Entries from a dataset ->
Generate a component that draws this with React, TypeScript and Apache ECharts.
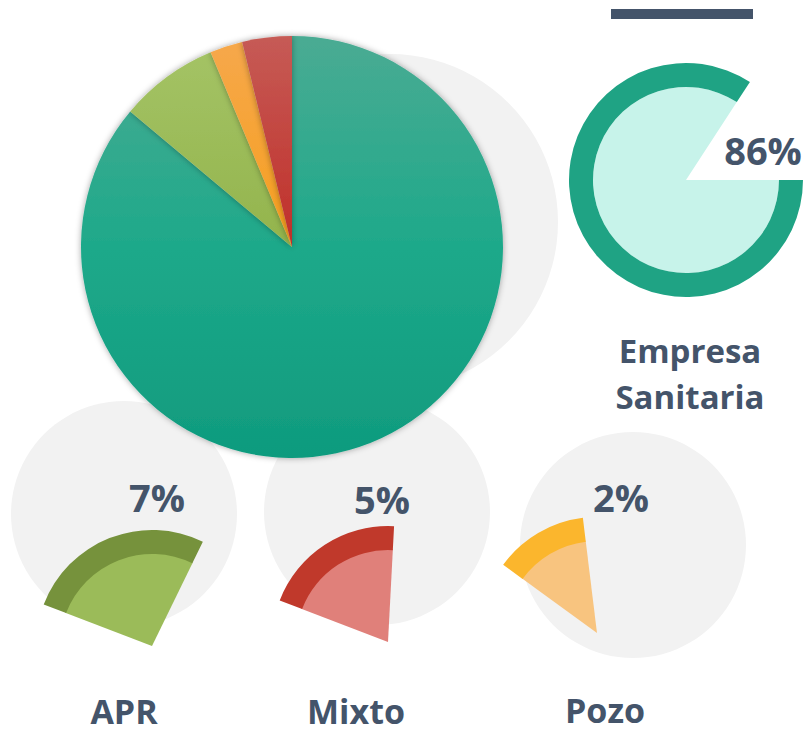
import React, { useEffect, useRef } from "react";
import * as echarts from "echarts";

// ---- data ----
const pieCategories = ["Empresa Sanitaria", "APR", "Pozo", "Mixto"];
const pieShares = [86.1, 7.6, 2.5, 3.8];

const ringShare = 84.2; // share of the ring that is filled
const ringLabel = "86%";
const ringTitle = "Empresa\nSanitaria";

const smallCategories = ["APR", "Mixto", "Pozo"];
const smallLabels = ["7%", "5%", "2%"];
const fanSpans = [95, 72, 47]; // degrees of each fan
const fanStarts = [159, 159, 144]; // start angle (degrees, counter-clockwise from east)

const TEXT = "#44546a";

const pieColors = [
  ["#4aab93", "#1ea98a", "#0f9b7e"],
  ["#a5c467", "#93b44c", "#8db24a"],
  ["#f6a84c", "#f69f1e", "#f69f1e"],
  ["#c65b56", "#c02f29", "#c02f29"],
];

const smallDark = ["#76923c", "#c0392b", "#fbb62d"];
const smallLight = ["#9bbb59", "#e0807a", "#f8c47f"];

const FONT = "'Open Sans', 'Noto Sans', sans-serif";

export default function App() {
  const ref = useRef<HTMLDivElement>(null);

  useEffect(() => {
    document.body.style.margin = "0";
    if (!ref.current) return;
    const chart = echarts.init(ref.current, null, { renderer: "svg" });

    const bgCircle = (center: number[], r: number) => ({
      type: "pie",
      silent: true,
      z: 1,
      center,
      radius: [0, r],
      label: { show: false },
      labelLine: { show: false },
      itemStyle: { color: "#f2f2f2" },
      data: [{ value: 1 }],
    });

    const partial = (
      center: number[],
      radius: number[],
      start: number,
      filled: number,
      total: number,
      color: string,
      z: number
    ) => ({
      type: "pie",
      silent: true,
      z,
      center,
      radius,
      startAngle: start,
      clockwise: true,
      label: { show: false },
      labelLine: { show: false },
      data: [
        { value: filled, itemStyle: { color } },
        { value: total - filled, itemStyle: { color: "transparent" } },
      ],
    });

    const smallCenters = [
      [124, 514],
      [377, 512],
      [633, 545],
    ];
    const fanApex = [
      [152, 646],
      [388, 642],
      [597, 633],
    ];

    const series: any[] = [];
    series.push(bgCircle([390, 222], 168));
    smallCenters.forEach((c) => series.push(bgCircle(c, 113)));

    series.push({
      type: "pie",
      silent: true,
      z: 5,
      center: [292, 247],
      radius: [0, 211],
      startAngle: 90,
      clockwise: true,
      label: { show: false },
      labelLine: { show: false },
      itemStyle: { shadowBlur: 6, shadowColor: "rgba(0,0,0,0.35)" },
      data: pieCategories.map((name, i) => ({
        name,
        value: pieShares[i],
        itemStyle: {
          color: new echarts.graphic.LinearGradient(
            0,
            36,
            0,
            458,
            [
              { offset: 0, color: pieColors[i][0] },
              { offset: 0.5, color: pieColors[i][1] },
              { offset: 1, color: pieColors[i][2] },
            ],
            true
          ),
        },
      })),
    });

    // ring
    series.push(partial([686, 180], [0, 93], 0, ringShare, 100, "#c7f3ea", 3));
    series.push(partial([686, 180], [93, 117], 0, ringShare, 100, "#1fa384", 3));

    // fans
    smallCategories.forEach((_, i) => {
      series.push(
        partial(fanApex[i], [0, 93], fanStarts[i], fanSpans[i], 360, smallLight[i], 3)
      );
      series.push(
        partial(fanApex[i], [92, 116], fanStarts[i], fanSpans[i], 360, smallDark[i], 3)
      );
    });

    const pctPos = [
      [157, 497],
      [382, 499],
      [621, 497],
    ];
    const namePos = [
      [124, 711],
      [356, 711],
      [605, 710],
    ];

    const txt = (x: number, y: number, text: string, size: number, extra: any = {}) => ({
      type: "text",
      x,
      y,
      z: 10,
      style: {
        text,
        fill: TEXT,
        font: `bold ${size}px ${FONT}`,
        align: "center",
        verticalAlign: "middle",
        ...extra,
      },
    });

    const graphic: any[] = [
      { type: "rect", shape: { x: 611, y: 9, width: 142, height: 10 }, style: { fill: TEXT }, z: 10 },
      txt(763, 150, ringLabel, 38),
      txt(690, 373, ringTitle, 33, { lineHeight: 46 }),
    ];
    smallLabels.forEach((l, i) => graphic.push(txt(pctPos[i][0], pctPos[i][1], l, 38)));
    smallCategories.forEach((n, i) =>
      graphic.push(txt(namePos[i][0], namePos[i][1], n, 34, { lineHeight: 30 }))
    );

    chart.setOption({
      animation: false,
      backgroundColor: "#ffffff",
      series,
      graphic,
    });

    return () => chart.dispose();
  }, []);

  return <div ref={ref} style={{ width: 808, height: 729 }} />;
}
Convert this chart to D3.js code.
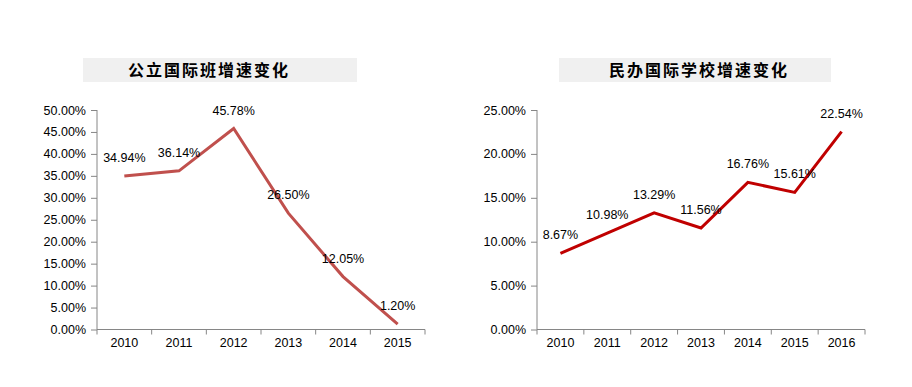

Exercise aim -> Without including any pictures, output all the entries above exactly.

Full answer ->
Generate a component that draws this with React, TypeScript and Apache ECharts.
import React, { useEffect, useRef } from "react";
import * as echarts from "echarts";

// ---- data ----
const pieCategories = ["Empresa Sanitaria", "APR", "Pozo", "Mixto"];
const pieShares = [86.1, 7.6, 2.5, 3.8];

const ringShare = 84.2; // share of the ring that is filled
const ringLabel = "86%";
const ringTitle = "Empresa\nSanitaria";

const smallCategories = ["APR", "Mixto", "Pozo"];
const smallLabels = ["7%", "5%", "2%"];
const fanSpans = [95, 72, 47]; // degrees of each fan
const fanStarts = [159, 159, 144]; // start angle (degrees, counter-clockwise from east)

const TEXT = "#44546a";

const pieColors = [
  ["#4aab93", "#1ea98a", "#0f9b7e"],
  ["#a5c467", "#93b44c", "#8db24a"],
  ["#f6a84c", "#f69f1e", "#f69f1e"],
  ["#c65b56", "#c02f29", "#c02f29"],
];

const smallDark = ["#76923c", "#c0392b", "#fbb62d"];
const smallLight = ["#9bbb59", "#e0807a", "#f8c47f"];

const FONT = "'Open Sans', 'Noto Sans', sans-serif";

export default function App() {
  const ref = useRef<HTMLDivElement>(null);

  useEffect(() => {
    document.body.style.margin = "0";
    if (!ref.current) return;
    const chart = echarts.init(ref.current, null, { renderer: "svg" });

    const bgCircle = (center: number[], r: number) => ({
      type: "pie",
      silent: true,
      z: 1,
      center,
      radius: [0, r],
      label: { show: false },
      labelLine: { show: false },
      itemStyle: { color: "#f2f2f2" },
      data: [{ value: 1 }],
    });

    const partial = (
      center: number[],
      radius: number[],
      start: number,
      filled: number,
      total: number,
      color: string,
      z: number
    ) => ({
      type: "pie",
      silent: true,
      z,
      center,
      radius,
      startAngle: start,
      clockwise: true,
      label: { show: false },
      labelLine: { show: false },
      data: [
        { value: filled, itemStyle: { color } },
        { value: total - filled, itemStyle: { color: "transparent" } },
      ],
    });

    const smallCenters = [
      [124, 514],
      [377, 512],
      [633, 545],
    ];
    const fanApex = [
      [152, 646],
      [388, 642],
      [597, 633],
    ];

    const series: any[] = [];
    series.push(bgCircle([390, 222], 168));
    smallCenters.forEach((c) => series.push(bgCircle(c, 113)));

    series.push({
      type: "pie",
      silent: true,
      z: 5,
      center: [292, 247],
      radius: [0, 211],
      startAngle: 90,
      clockwise: true,
      label: { show: false },
      labelLine: { show: false },
      itemStyle: { shadowBlur: 6, shadowColor: "rgba(0,0,0,0.35)" },
      data: pieCategories.map((name, i) => ({
        name,
        value: pieShares[i],
        itemStyle: {
          color: new echarts.graphic.LinearGradient(
            0,
            36,
            0,
            458,
            [
              { offset: 0, color: pieColors[i][0] },
              { offset: 0.5, color: pieColors[i][1] },
              { offset: 1, color: pieColors[i][2] },
            ],
            true
          ),
        },
      })),
    });

    // ring
    series.push(partial([686, 180], [0, 93], 0, ringShare, 100, "#c7f3ea", 3));
    series.push(partial([686, 180], [93, 117], 0, ringShare, 100, "#1fa384", 3));

    // fans
    smallCategories.forEach((_, i) => {
      series.push(
        partial(fanApex[i], [0, 93], fanStarts[i], fanSpans[i], 360, smallLight[i], 3)
      );
      series.push(
        partial(fanApex[i], [92, 116], fanStarts[i], fanSpans[i], 360, smallDark[i], 3)
      );
    });

    const pctPos = [
      [157, 497],
      [382, 499],
      [621, 497],
    ];
    const namePos = [
      [124, 711],
      [356, 711],
      [605, 710],
    ];

    const txt = (x: number, y: number, text: string, size: number, extra: any = {}) => ({
      type: "text",
      x,
      y,
      z: 10,
      style: {
        text,
        fill: TEXT,
        font: `bold ${size}px ${FONT}`,
        align: "center",
        verticalAlign: "middle",
        ...extra,
      },
    });

    const graphic: any[] = [
      { type: "rect", shape: { x: 611, y: 9, width: 142, height: 10 }, style: { fill: TEXT }, z: 10 },
      txt(763, 150, ringLabel, 38),
      txt(690, 373, ringTitle, 33, { lineHeight: 46 }),
    ];
    smallLabels.forEach((l, i) => graphic.push(txt(pctPos[i][0], pctPos[i][1], l, 38)));
    smallCategories.forEach((n, i) =>
      graphic.push(txt(namePos[i][0], namePos[i][1], n, 34, { lineHeight: 30 }))
    );

    chart.setOption({
      animation: false,
      backgroundColor: "#ffffff",
      series,
      graphic,
    });

    return () => chart.dispose();
  }, []);

  return <div ref={ref} style={{ width: 808, height: 729 }} />;
}
Convert this chart to D3.js code.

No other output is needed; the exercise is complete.